ASX-listed aspiring central Africa lithium developer AVZ Minerals has poured $40 million into its coffers via a “heavily oversubscribed” capital raise, paving the way for the company to increase its ownership stake in its flagship Manono lithium and tin project in the DRC to 75 per cent. Funds from the share placement will also help advance early project capital works.
AVZ Minerals has poured a whopping $40 million into its coffers via a just closed “heavily oversubscribed” capital raise, paving the way for the company to take up an option to increase its ownership stake in its flagship Manono hard-rock lithium and tin project in the Democratic Republic of the Congo from 60 per cent to 75 per cent.
Funds from the share placement will also help advance initial capital works at the project, where AVZ is hoping to press the final investment decision go-button on development of the proposed Manono mining and processing operation and associated infrastructure during this financial year.
AVZ looks to be building strong backing for the Manono project, with the placement going well over its target raise – by a hefty $10 million. Management has opted to accept the oversubscription portion and not proceed with a $5 million share purchase plan.
Under the capital raise, the ASX-listed aspiring central Africa lithium developer will issue 307.69 million new AVZ shares at 13¢ each to sophisticated, professional and institutional investors and shareholders, expanding its total issued capital structure to about 3.2 billion shares.
The company says it now intends exercising its option to acquire a further 15 per cent equity interest in the Manono project from Dathomir Mining Resources for US$20 million.
Being able to tip $40 million into its treasury in one hit and attracting institutions from Australia and North America to its share register shows prospective Manono debt finance providers AVZ has a growing supportive non-retail shareholder base, laying a foundation from which to negotiate favourable loan terms.
In addition, it points to AVZ being able to meet minimum liquidity requirements, according to management.
AVZ Minerals Managing Director Nigel Ferguson said: “The capital raising marks an important milestone in our journey to develop the Manono project, providing AVZ with the required funds to increase the company’s stake in the project and secures the necessary working capital to commence the early capital works program.”
“Increasing AVZ’s equity stake to 75 per cent of the Manono project adds significant value to AVZ shareholders, including the possible option to attract strategic cornerstone equity partners at the project level, which will assist to de-risk and potentially accelerate Manono’s development.”
Early capital works will include increasing the Manono camp size to accommodate more employees and contractors during the main construction ramp-up.
The anticipated imminent release of the $465 million market-cap company’s optimised definitive feasibility study on the Manono project development will arm the AVZ board with the necessary economic and technical data to progress towards a final investment decision.
As well as finalisation of the optimised DFS, AVZ says the expected Manono mining licence approval will be a catalyst for the final investment decision.

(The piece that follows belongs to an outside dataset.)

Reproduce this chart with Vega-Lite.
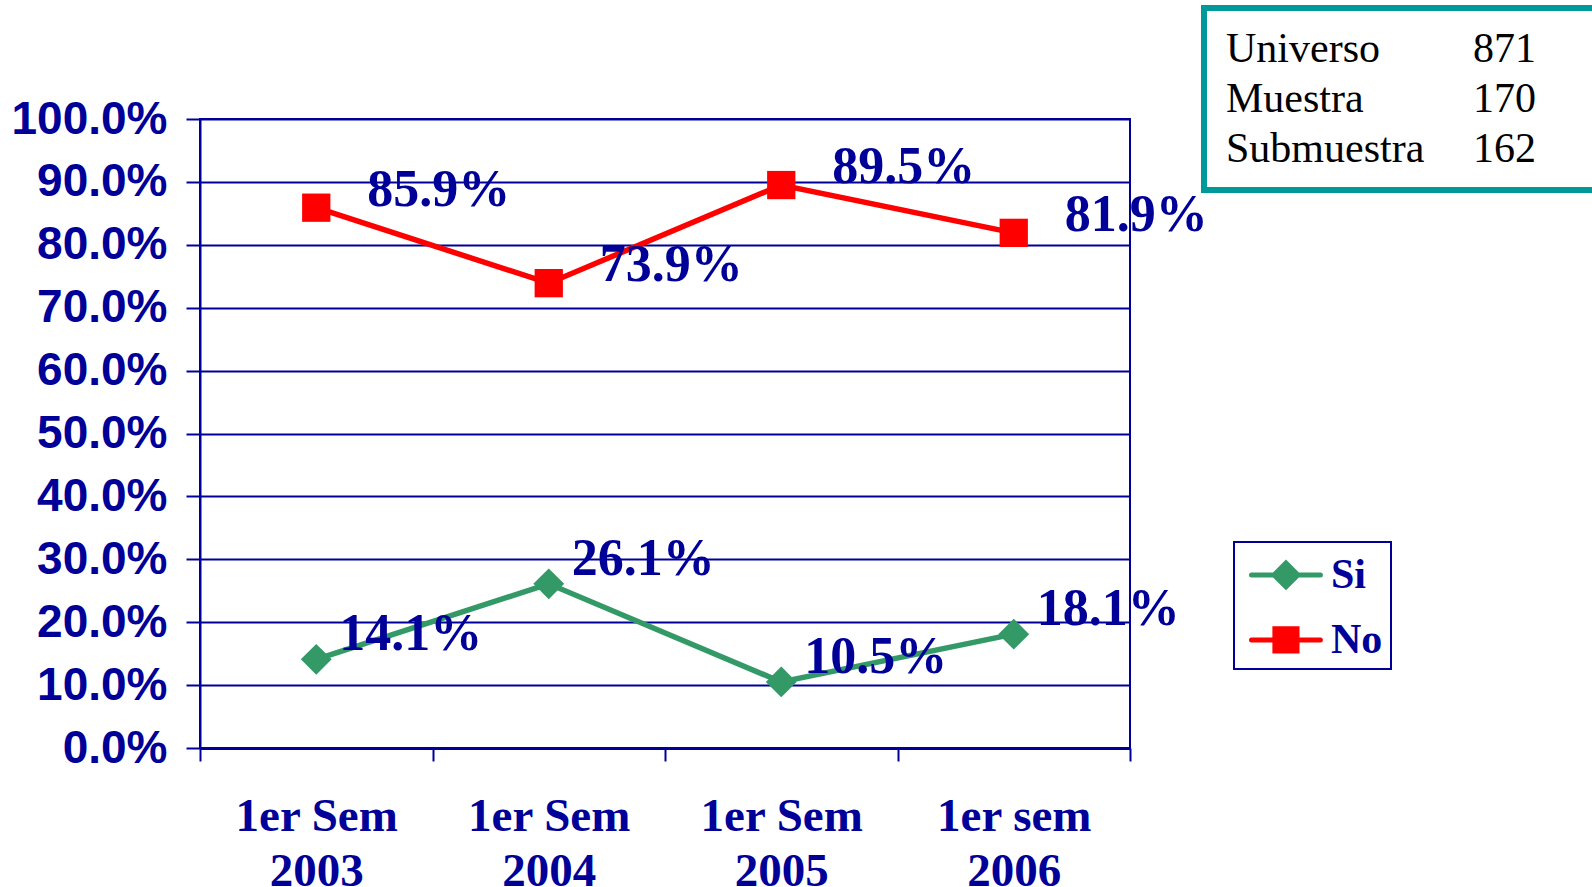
{
  "$schema": "https://vega.github.io/schema/vega-lite/v6.json",
  "width": 930,
  "height": 629,
  "autosize": {"type": "none"},
  "padding": {"left": 200, "top": 119, "right": 462, "bottom": 139},
  "background": "white",
  "datasets": {
    "series": [
      {"periodo": "1er Sem 2003", "serie": "Si", "valor": 0.141},
      {"periodo": "1er Sem 2004", "serie": "Si", "valor": 0.261},
      {"periodo": "1er Sem 2005", "serie": "Si", "valor": 0.105},
      {"periodo": "1er sem 2006", "serie": "Si", "valor": 0.181},
      {"periodo": "1er Sem 2003", "serie": "No", "valor": 0.859},
      {"periodo": "1er Sem 2004", "serie": "No", "valor": 0.739},
      {"periodo": "1er Sem 2005", "serie": "No", "valor": 0.895},
      {"periodo": "1er sem 2006", "serie": "No", "valor": 0.819}
    ],
    "info": [
      {"concepto": "Universo", "n": 871},
      {"concepto": "Muestra", "n": 170},
      {"concepto": "Submuestra", "n": 162}
    ]
  },
  "encoding": {
    "x": {
      "field": "periodo",
      "type": "nominal",
      "sort": null,
      "scale": {"type": "band", "paddingInner": 0, "paddingOuter": 0},
      "axis": {
        "title": null,
        "labelAngle": 0,
        "tickBand": "extent",
        "grid": false,
        "tickSize": 13,
        "tickWidth": 2,
        "tickColor": "#000099",
        "domainColor": "#000099",
        "domainWidth": 3,
        "labelFont": "Liberation Serif",
        "labelFontWeight": "bold",
        "labelFontSize": 47,
        "labelColor": "#000099",
        "labelPadding": 32,
        "labelLineHeight": 55,
        "labelBaseline": "top",
        "labelExpr": "[slice(datum.label, 0, 7), slice(datum.label, 8)]"
      }
    },
    "y": {
      "field": "valor",
      "type": "quantitative",
      "scale": {"domain": [0, 1], "nice": false, "zero": true},
      "axis": {
        "title": null,
        "values": [0, 0.1, 0.2, 0.3, 0.4, 0.5, 0.6, 0.7, 0.8, 0.9, 1.0],
        "format": ".1%",
        "grid": true,
        "gridColor": "#000099",
        "gridWidth": 2,
        "gridOpacity": 1,
        "tickSize": 14,
        "tickWidth": 2,
        "tickColor": "#000099",
        "domainColor": "#000099",
        "domainWidth": 2,
        "labelFont": "Liberation Sans",
        "labelFontWeight": "bold",
        "labelFontSize": 46,
        "labelColor": "#000099",
        "labelPadding": 19
      }
    }
  },
  "layer": [
    {
      "data": {"name": "series"},
      "mark": {"type": "line", "strokeWidth": 5.5},
      "encoding": {
        "color": {
          "field": "serie",
          "type": "nominal",
          "scale": {"domain": ["Si", "No"], "range": ["#339966", "#FF0000"]},
          "legend": {
            "title": null,
            "orient": "none",
            "legendX": 1034,
            "legendY": 423,
            "strokeColor": "#000099",
            "padding": 8,
            "rowPadding": 18,
            "labelFont": "Liberation Serif",
            "labelFontWeight": "bold",
            "labelFontSize": 42,
            "labelColor": "#000099",
            "labelOffset": 47,
            "symbolSize": 784,
            "encode": {
              "legend": {"update": {"strokeWidth": {"value": 2}}},
              "labels": {"update": {"dy": {"value": 4}}},
              "symbols": {
                "update": {
                  "shape": {"signal": "datum.value === 'Si' ? 'M-0.82,0.28H4.1M1.64,-0.57L2.49,0.28L1.64,1.13L0.79,0.28Z' : 'M-0.82,0.28H4.1M0.85,-0.51H2.43V1.07H0.85Z'"},
                  "fill": {"signal": "datum.value === 'Si' ? '#339966' : '#FF0000'"},
                  "stroke": {"signal": "datum.value === 'Si' ? '#339966' : '#FF0000'"},
                  "strokeWidth": {"value": 5},
                  "strokeCap": {"value": "round"},
                  "size": {"value": 784},
                  "opacity": {"value": 1},
                  "fillOpacity": {"value": 1},
                  "strokeOpacity": {"value": 1}
                }
              }
            }
          }
        }
      }
    },
    {
      "data": {"name": "series"},
      "mark": {"type": "point", "filled": true, "opacity": 1},
      "encoding": {
        "color": {"field": "serie", "type": "nominal"},
        "shape": {"condition": {"test": "datum.serie === 'Si'", "value": "diamond"}, "value": "square"},
        "size": {"condition": {"test": "datum.serie === 'Si'", "value": 950}, "value": 800}
      }
    },
    {
      "data": {"name": "series"},
      "transform": [{"filter": "datum.serie === 'No'"}],
      "mark": {"type": "text", "align": "left", "baseline": "alphabetic", "dx": 51, "dy": -2, "font": "Liberation Serif", "fontWeight": "bold", "fontSize": 52, "color": "#000099"},
      "encoding": {"text": {"field": "valor", "type": "quantitative", "format": ".1%"}}
    },
    {
      "data": {"name": "series"},
      "transform": [{"filter": "datum.serie === 'Si'"}],
      "mark": {"type": "text", "align": "left", "baseline": "alphabetic", "dx": 23, "dy": -9, "font": "Liberation Serif", "fontWeight": "bold", "fontSize": 52, "color": "#000099"},
      "encoding": {"text": {"field": "valor", "type": "quantitative", "format": ".1%"}}
    },
    {
      "data": {"name": "info"},
      "transform": [{"fold": ["concepto", "n"], "as": ["clave", "celda"]}],
      "mark": {"type": "point", "opacity": 0},
      "encoding": {
        "x": {"value": 0},
        "y": {"value": 0},
        "shape": {
          "field": "celda",
          "type": "nominal",
          "scale": {"domain": ["Universo", "Muestra", "Submuestra", 871, 170, 162], "range": ["circle"]},
          "legend": {
            "title": " ",
            "titleOrient": "right",
            "titlePadding": 70,
            "titleFontSize": 10,
            "orient": "none",
            "legendX": 1004,
            "legendY": -111,
            "columns": 2,
            "gridAlign": "all",
            "columnPadding": 46,
            "rowPadding": 8,
            "padding": 20,
            "strokeColor": "#009999",
            "symbolSize": 1,
            "symbolOpacity": 0,
            "symbolStrokeWidth": 0,
            "labelOffset": -40,
            "labelLimit": 0,
            "labelFont": "Liberation Serif",
            "labelFontSize": 42,
            "labelColor": "#000000",
            "encode": {"legend": {"update": {"strokeWidth": {"value": 6}}}}
          }
        }
      }
    }
  ],
  "config": {
    "view": {"stroke": "#000099", "strokeWidth": 2},
    "legend": {"strokeWidth": 6}
  }
}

AVZ recently tabled an updated measured, indicated and inferred mineral resource estimate for Manono’s main Roche Dure deposit of 401 million tonnes of spodumene-rich fresh pegmatite grading 1.65 per cent lithium oxide, 752 parts per million tin and 34ppm tantalum for about 6.64 million tonnes of contained lithium oxide.
In its capital raise presentation today, the average annual EBITDA for Manono – on a 100 per cent ownership basis – was put at a bumper US$380 million a year across an initial production life of 20 years.
AVZ has already locked in binding offtake contracts for 80 per cent of the forecast annual production of 700,000 tonnes of spodumene concentrate per annum, which is anticipated to be delivered via conventional open-cut mining at a low ore to waste strip ratio of 1:0.48.
The first tin offtake agreement covering 600tpa is also in place.
Last year’s first incarnation of the Manono DFS suggested pre-production capital costs of the proposed project development coming in at US$545 million, which AVZ noted in the presentation may be subject to change in the upcoming new DFS.